Anlässlich der unzähligen Menschrechtsverletzungen und eines menschenverachtenden Nationalismus ist eine  Matanoia, sprich eine geistige Umkehr, innerhalb der christlichen Kirchen mehr als geboten. Nicht Blauäugigkeit  sondern Realismus ist in punkto Israel angesagt. Wie eine geistiger Gesinnungswandel aussehen könnte, dafür gibt das Buch ein Fülle von intellektuellen Anregungen.

Ein Gedanke zu „Der Nahostkonflikt, die Kirchen und das Alte Testament

  1. Also: Sigmund Freud meinte, das Christentum widerspreche allen Instinkten der germanischen und slawischen Völker, so daß die aussichtslose Ablehnung dieser Religion angesichts ihrer Macht als Haß auf die Juden sublimiert wurde. Das hat sich insoweit erledigt, als heute niemand mehr christlich glauben muß und folglich seine instinktive Ablehnung dieses Glaubens nicht mehr auf Juden sublimiert.

    Nun hat aber ein gewisser Adolf in Mein Kampf geschrieben, daß alle großen Volksführer es verstanden hätten, die Feinde eines Volkes als einzigen Feind darzustellen, was dann praktisch „die Juden“ waren. Die Juden wurden zu Opfern des Holocaust.

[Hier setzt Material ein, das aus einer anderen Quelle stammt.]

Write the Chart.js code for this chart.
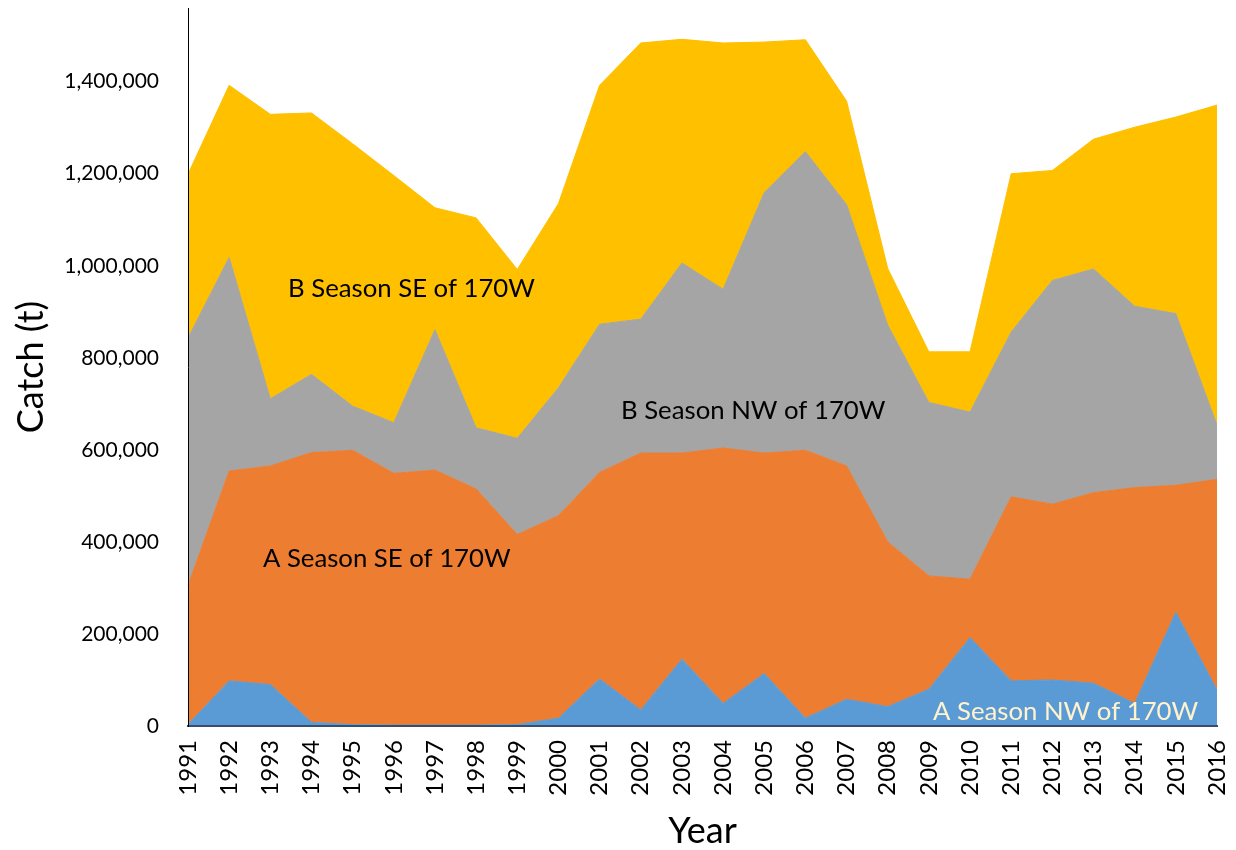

    Ohne daß es „den Juden“ bewußt wird, ersetzen sie in der säkularen Gesellschaft das Opferlamm, das in der Religion Jesus Christus zur Erlösung der Welt darstellte; die Leute, die früher zur Kommunion gingen und mit Jesus eins werden wollten, identifizieren sich spirituell mit den Holocaustopfern, was Bruno Bettelheim den „Anne-Frank-Komplex“ nennt. Freud würde nun sagen, ein Teil der germanischen und slawischen Völker widersetzt sich dieser Identifizierung und beginnt seinen Haß gegen die aufgenötigte Identifizierung „mit den Guten“ wieder auf die Juden zu sublimieren. Das Problem wird völlig verkannt. Der Vorwurf „Antisemit“ entspricht dem früheren Vorwurf „heidnisch“, „irrgläubig“, Häretiker usf., der von amtlichen Institutionen inquisitorisch verhängt wird.
    Die Antisemitismuskeule ist dieselbe Waffe wie es früher der Hexenhammer war. Sie werden sich noch alle wundern.